Just as the Brownstone is a style that embodies and typifies New York City architecture, for approximately 30 years beginning in the 1890s, Chicago architecture was commonly embodied by the “graystone” or “graystone” building type. This building style was often a brick structure on all sides with a sculpted or “rusticated” limestone façade. Sometimes, the entire front was built from cut pieces of limestone with no brick in the front. On rare occasions, frame construction was employed with only a limestone façade.
Graystones were used in both single family and multi-family housing types, with 2 to 4 units in most cases. The typical Graystone was designed to maximize the use of land in a typical city lot, and therefore were often 20 feet wide by 80 to 110 feet in length. Typically, each floor of a graystone was between 1200 and 1800 square feet. Single-family “shoebox” graystones were modest homes built for single families. Graystones mansions were often elaborate affairs with every modern amenity. Multi-units are quire common in graystones as well, particularly brick two-flats with limestone façades.
Graystone builders and architects at first borrowed heavily from Romanesque style architecture utilizing large limestone pediments and Gothic features, pediments, curved windows, archways over doors and windows, elaborate parapet or façade roof systems and cornices. Most often these homes were built from brick, or occasionally sandstone, with a severe limestone façade. This style was dominant until approximately 1903 to 1905, when a more Neo-Classical style began to infiltrate the typical graystone. Smoother facades and columns created a simple, classic style. Bay windows were often used in the front of the building, creating a three-sided bay that traveled from top to bottom of the front of the buildings.

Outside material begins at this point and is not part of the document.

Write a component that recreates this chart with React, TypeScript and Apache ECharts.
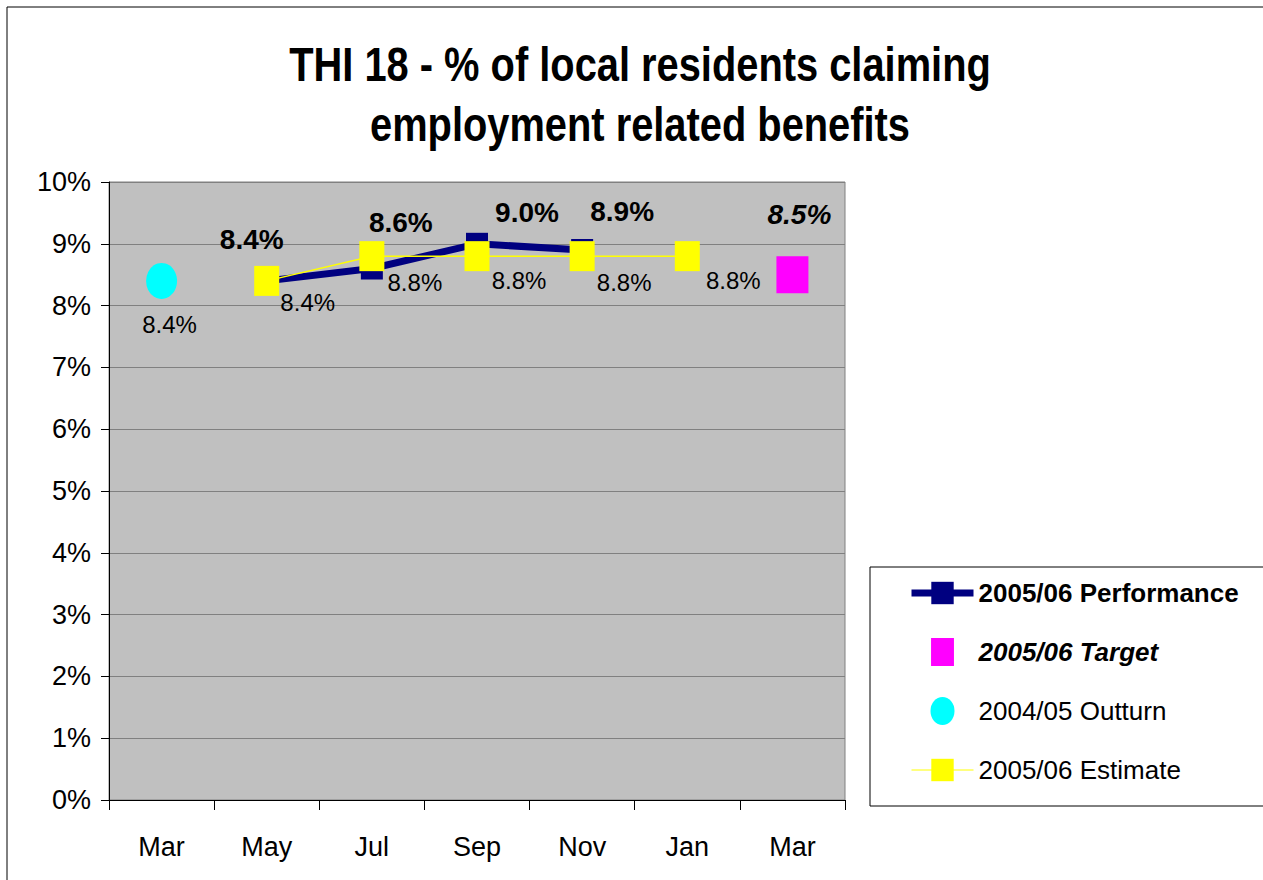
import React, { useEffect, useRef } from "react";
import * as echarts from "echarts";

const months = ["Mar", "May", "Jul", "Sep", "Nov", "Jan", "Mar"];
const performance = [null, 8.4, 8.6, 9.0, 8.9, null, null];
const estimate = [null, 8.4, 8.8, 8.8, 8.8, 8.8, null];
const outturn = [8.4, null, null, null, null, null, null];
const target = [null, null, null, null, null, null, 8.5];
const yTicks = [0, 1, 2, 3, 4, 5, 6, 7, 8, 9, 10];

const titleLines = ["THI 18 - % of local residents claiming", "employment related benefits"];
const seriesNames = ["2005/06 Performance", "2005/06 Target", "2004/05 Outturn", "2005/06 Estimate"];

// label placement (pixel offsets from marker centre)
const perfOffsets = [null, [-15, -41], [29, -46], [50, -31], [40, -38], null, null];
const estOffsets = [null, [41, 22], [43, 26], [42, 24], [42, 26], [46, 24], null];

const FONT = "'Liberation Sans', Arial, sans-serif";
const fmt = (v: number) => v.toFixed(1) + "%";

export default function App() {
  const ref = useRef<HTMLDivElement>(null);
  useEffect(() => {
    if (!ref.current) return;
    const chart = echarts.init(ref.current, null, { renderer: "svg" });

    const mk = (v: number | null, offset: any, bold: boolean, italic: boolean) =>
      v == null
        ? null
        : {
            value: v,
            label: {
              show: true,
              position: "inside",
              offset,
              formatter: fmt(v),
              fontFamily: FONT,
              fontWeight: bold ? "bold" : "normal",
              fontStyle: italic ? "italic" : "normal",
              fontSize: bold ? 28 : 24,
              color: "#000",
            },
          };

    const perfData = performance.map((v, i) => mk(v, perfOffsets[i], true, false));
    const estData = estimate.map((v, i) => mk(v, estOffsets[i], false, false));
    const outData = outturn.map((v) => mk(v, [8, 44], false, false));
    const tgtData = target.map((v) => mk(v, [7, -60], true, true));

    chart.setOption({
      animation: false,
      backgroundColor: "#fff",
      textStyle: { fontFamily: FONT },
      graphic: [
        {
          type: "rect",
          shape: { x: 7, y: 7, width: 1300, height: 1000 },
          style: { fill: "none", stroke: "#000", lineWidth: 1 },
          silent: true,
          z: -1,
        },
        ...titleLines.map((t, i) => ({
          type: "text",
          x: 640,
          y: 64 + i * 60,
          scaleX: 0.83,
          silent: true,
          style: {
            text: t,
            fontFamily: FONT,
            fontSize: 48,
            fontWeight: "bold",
            fill: "#000",
            textAlign: "center",
            textVerticalAlign: "middle",
          },
        })),
      ],
      legend: {
        orient: "vertical",
        left: 870,
        top: 567,
        padding: [11, 30, 21, 38],
        backgroundColor: "#fff",
        borderColor: "#000",
        borderWidth: 1,
        itemWidth: 62,
        itemHeight: 28,
        itemGap: 29,
        selectedMode: false,
        textStyle: { fontFamily: FONT, fontSize: 26, lineHeight: 30, color: "#000" },
        data: [
          {
            name: seriesNames[0],
            textStyle: { fontWeight: "bold" },
            lineStyle: { width: 7 },
          },
          {
            name: seriesNames[1],
            icon: "path://M0 0 H18 V22 H0 Z",
            textStyle: { fontWeight: "bold", fontStyle: "italic" },
          },
          {
            name: seriesNames[2],
            icon: "path://M9 0 A9 10.5 0 1 1 9 21 A9 10.5 0 1 1 9 0 Z",
          },
          {
            name: seriesNames[3],
            lineStyle: { width: 1 },
          },
        ],
      },
      grid: {
        left: 109,
        right: 418,
        top: 182,
        bottom: 80,
        show: true,
        backgroundColor: "#C0C0C0",
        borderColor: "#808080",
        borderWidth: 1,
      },
      xAxis: {
        type: "category",
        data: months,
        boundaryGap: true,
        axisLine: { show: true, lineStyle: { color: "#000", width: 1 } },
        axisTick: { show: true, length: 10, lineStyle: { color: "#000" } },
        axisLabel: { fontFamily: FONT, fontSize: 27, color: "#000", margin: 33 },
        splitLine: { show: false },
      },
      yAxis: {
        type: "value",
        min: yTicks[0],
        max: yTicks[yTicks.length - 1],
        interval: 1,
        axisLine: { show: true, lineStyle: { color: "#000", width: 1 } },
        axisTick: { show: true, length: 8, lineStyle: { color: "#000" } },
        axisLabel: {
          fontFamily: FONT,
          fontSize: 27,
          color: "#000",
          margin: 18,
          formatter: "{value}%",
        },
        splitLine: { show: true, lineStyle: { color: "#808080", width: 1 } },
      },
      series: [
        {
          name: seriesNames[0],
          type: "line",
          data: perfData,
          color: "#000080",
          lineStyle: { color: "#000080", width: 7 },
          itemStyle: { color: "#000080" },
          symbol: "rect",
          symbolSize: 22,
          showAllSymbol: true,
          z: 2,
        },
        {
          name: seriesNames[1],
          type: "scatter",
          data: tgtData,
          color: "#FF00FF",
          itemStyle: { color: "#FF00FF", opacity: 1 },
          symbol: "rect",
          symbolSize: [32, 37],
          z: 3,
        },
        {
          name: seriesNames[2],
          type: "scatter",
          data: outData,
          color: "#00FFFF",
          itemStyle: { color: "#00FFFF", opacity: 1 },
          symbol: "circle",
          symbolSize: [31, 36],
          z: 3,
        },
        {
          name: seriesNames[3],
          type: "line",
          data: estData,
          color: "#FFFF00",
          lineStyle: { color: "#FFFF00", width: 1.5 },
          itemStyle: { color: "#FFFF00" },
          symbol: "rect",
          symbolSize: [25, 30],
          showAllSymbol: true,
          z: 4,
        },
      ],
    });
    return () => chart.dispose();
  }, []);

  return (
    <div
      ref={ref}
      style={{ position: "absolute", left: 0, top: 0, width: 1263, height: 880 }}
    />
  );
}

Seeing the success the Historic Chicago Bungalow Initiative has had in revitalizing the interest and preservation of the most dominant Chicago housing type has had, the city has recently launched the Historic Chicago Graystone Initiative hopes to accomplish similar feats for Graystones. Focusing on the graystone-rich North Lawndale on the city’s West side, the initiative has goals of providing much-needed financial aid and incentive for those looking to purchase or improve one of Chicago’s classic graystones.